Qui du chômage des jeunes ? Les jeunes français ont un taux de chômage de 18% et 5,5% allemands de moins de 25 ans. Cela équivaut à trois réformes des retraites ! Allonger l’âge légal de la retraite ne s’accompagnera pas de gains de productivité permanents.

Quelles sont les moyens de faire remonter la productivité ?

Une partie de l’affaiblissement de la productivité est liée au vieillissement. Il reste du travail manuel pour lequel les salariés âgés sont moins productifs. Pour agir sur la productivité, on peut :

1) Améliorer les compétences, la formation des salariés. La France se classe dans les derniers pays de l’OCDE en termes de compétences de la population active. Or il y a un fort lien entre les compétences, les gains de productivité et le taux d’emploi.

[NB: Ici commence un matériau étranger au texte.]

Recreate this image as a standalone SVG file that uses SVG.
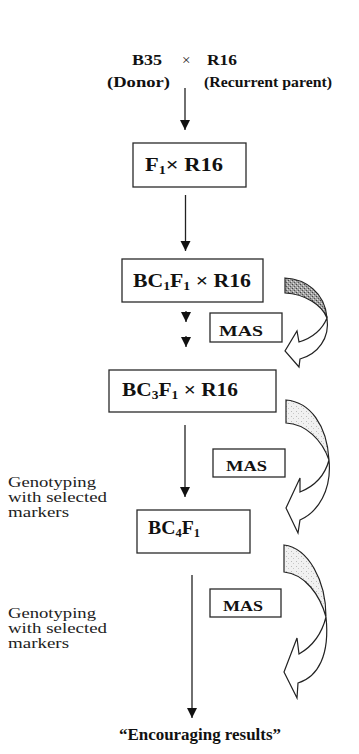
<svg xmlns="http://www.w3.org/2000/svg" width="359" height="754" viewBox="0 0 359 754">
  <defs>
    <style>
      .box { fill: #fff; stroke: #2a2a2a; stroke-width: 1.3; }
      .lbl { font-family: "Liberation Serif", "Times New Roman", serif; font-weight: bold; fill: #111; }
      .big { font-size: 19px; }
      .mas { font-size: 15px; }
      .note { font-family: "Liberation Serif", "Times New Roman", serif; font-size: 15px; fill: #222; }
      .flow { fill: none; stroke: #222; stroke-width: 1.3; marker-end: url(#head); }
      .band { stroke: #222; stroke-width: 1.2; stroke-linejoin: miter; }
      .sub { font-size: 12px; }
    </style>
    <marker id="head" markerUnits="userSpaceOnUse" markerWidth="11" markerHeight="11" refX="10" refY="5" orient="auto">
      <path d="M0,0 L10,5 L0,10 z" fill="#111"/>
    </marker>
    <!-- stippled fills for the ribbon arrows -->
    <pattern id="dotsDark" patternUnits="userSpaceOnUse" width="4" height="4">
      <rect width="4" height="4" fill="#a0a0a0"/>
      <rect x="0" y="0" width="1" height="1" fill="#444"/>
      <rect x="2" y="2" width="1" height="1" fill="#555"/>
      <rect x="3" y="1" width="1" height="1" fill="#ddd"/>
      <rect x="1" y="3" width="1" height="1" fill="#e0e0e0"/>
    </pattern>
    <pattern id="dotsLight" patternUnits="userSpaceOnUse" width="5" height="5">
      <rect width="5" height="5" fill="#f1f1f1"/>
      <rect x="1" y="1" width="1" height="1" fill="#bbb"/>
      <rect x="3" y="3" width="1" height="1" fill="#c8c8c8"/>
    </pattern>
  </defs>

  <!-- parents -->
  <g id="parents">
    <text class="lbl" font-size="15" x="132" y="65" textLength="30" lengthAdjust="spacingAndGlyphs">B35</text>
    <text class="note" font-size="14" x="182" y="65" fill="#666">×</text>
    <text class="lbl" font-size="15" x="207" y="65" textLength="30" lengthAdjust="spacingAndGlyphs">R16</text>
    <text class="lbl" font-size="15" x="107" y="87" textLength="63" lengthAdjust="spacingAndGlyphs">(Donor)</text>
    <text class="lbl" font-size="15" x="204" y="87" textLength="128" lengthAdjust="spacingAndGlyphs">(Recurrent parent)</text>
  </g>

  <g id="f1">
    <rect class="box" x="133" y="143" width="113" height="44"/>
    <text class="lbl big" x="145" y="171" textLength="78" lengthAdjust="spacingAndGlyphs">F<tspan class="sub" dy="3">1</tspan><tspan dy="-3">×  R16</tspan></text>
  </g>

  <g id="bc1f1">
    <rect class="box" x="122" y="259" width="141" height="43"/>
    <text class="lbl big" x="133" y="287" textLength="118" lengthAdjust="spacingAndGlyphs">BC<tspan class="sub" dy="3">1</tspan><tspan dy="-3">F</tspan><tspan class="sub" dy="3">1</tspan><tspan dy="-3"> ×  R16</tspan></text>
  </g>

  <g id="mas1">
    <rect class="box" x="210" y="313" width="72" height="29"/>
    <text class="lbl mas" x="219" y="336" textLength="44" lengthAdjust="spacingAndGlyphs">MAS</text>
  </g>

  <g id="bc3f1">
    <rect class="box" x="109" y="370" width="167" height="42"/>
    <text class="lbl big" x="122" y="396" textLength="116" lengthAdjust="spacingAndGlyphs">BC<tspan class="sub" dy="3">3</tspan><tspan dy="-3">F</tspan><tspan class="sub" dy="3">1</tspan><tspan dy="-3"> ×  R16</tspan></text>
  </g>

  <g id="mas2">
    <rect class="box" x="213" y="449" width="72" height="28"/>
    <text class="lbl mas" x="226" y="471" textLength="41" lengthAdjust="spacingAndGlyphs">MAS</text>
  </g>

  <g id="bc4f1">
    <rect class="box" x="137" y="510" width="113" height="43"/>
    <text class="lbl big" x="148" y="534" textLength="52" lengthAdjust="spacingAndGlyphs">BC<tspan class="sub" dy="3">4</tspan><tspan dy="-3">F</tspan><tspan class="sub" dy="3">1</tspan></text>
  </g>

  <g id="mas3">
    <rect class="box" x="210" y="589" width="71" height="28"/>
    <text class="lbl mas" x="223" y="611" textLength="40" lengthAdjust="spacingAndGlyphs">MAS</text>
  </g>

  <g id="genotyping1">
    <text class="note" x="8" y="487" textLength="88" lengthAdjust="spacingAndGlyphs">Genotyping</text>
    <text class="note" x="8" y="502" textLength="99" lengthAdjust="spacingAndGlyphs">with selected</text>
    <text class="note" x="8" y="517" textLength="61" lengthAdjust="spacingAndGlyphs">markers</text>
  </g>

  <g id="genotyping2">
    <text class="note" x="8" y="618" textLength="88" lengthAdjust="spacingAndGlyphs">Genotyping</text>
    <text class="note" x="8" y="633" textLength="99" lengthAdjust="spacingAndGlyphs">with selected</text>
    <text class="note" x="8" y="648" textLength="61" lengthAdjust="spacingAndGlyphs">markers</text>
  </g>

  <g id="result">
    <text class="lbl" font-size="16" x="119" y="740" textLength="162" lengthAdjust="spacingAndGlyphs">“Encouraging results”</text>
  </g>

  <!-- connectors: main flow and the MAS ribbon arrows -->
  <g id="connectors">
    <path class="flow" d="M185,88 V130"/>
    <path class="flow" d="M185.5,195 V251"/>
    <path class="flow" d="M186,311 V322"/>
    <path class="flow" d="M186,336 V347"/>
    <path class="flow" d="M185,425 V497"/>
    <path class="flow" d="M192,575 V718"/>

    <g id="ribbon1">
      <path class="band" fill="url(#dotsDark)" d="M285,278 C305,279 325,292 327,318 C322,305 305,294 285,293 Z"/>
      <path class="band" fill="#fff" d="M327,318 C330,338 318,354 300,359 L299,367 L285,351 L297,331 L299,342 C312,338 322,330 327,318 Z"/>
    </g>
    <g id="ribbon2">
      <path class="band" fill="url(#dotsLight)" d="M286,400 C310,402 327,425 329,460 C322,440 306,424 286,423 Z"/>
      <path class="band" fill="#fff" d="M329,460 C332,490 318,512 300,520 L298,533 L286,508 L300,478 L300,492 C315,486 325,475 329,460 Z"/>
    </g>
    <g id="ribbon3">
      <path class="band" fill="url(#dotsLight)" d="M284,545 C308,548 326,580 326,617 C320,595 305,574 284,572 Z"/>
      <path class="band" fill="#fff" d="M326,617 C330,655 318,677 298,683 L297,698 L284,672 L297,638 L299,654 C313,646 322,633 326,617 Z"/>
    </g>
  </g>
</svg>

2) Corriger le sous-investissement chronique de la France. Si on calcule le taux d’investissement net des entreprises (taux d’investissement duquel on déduit l’amortissement du capital), qui détermine la croissance du capital, la France a un handicap de 40% par rapport au taux d’investissement net des entreprises aux États-Unis, où il est de 4% là-bas et de 2,6% en France. Pour le moment, ce sous-investissement chronique implique une massive sous-accumulation de capital et donc un ralentissement de la productivité.

3) Dépenser davantage dans la R&D, qui représente 2,5% du PIB en France et 3,5% aux États-Unis.

Qu’aurait dû faire le gouvernement ?

Il faut augmenter les gains de productivité, et il y a trois solutions pour ça, que je viens d'énoncer.

Pour augmenter la production, on peut augmenter le taux d’emploi. Et cette réforme ne prend pas en compte la faiblesse du taux d’emploi en France, et a fortiori la faible employabilité des jeunes. Le taux d’emploi des adultes est également à prendre en compte, qui est aujourd’hui de trois points inférieur à son niveau en Allemagne. Puis il y a un déficit de 30 points concernant le taux d’emploi des plus de 60 ans, or la réforme ne va corriger que le quart de ce déficit.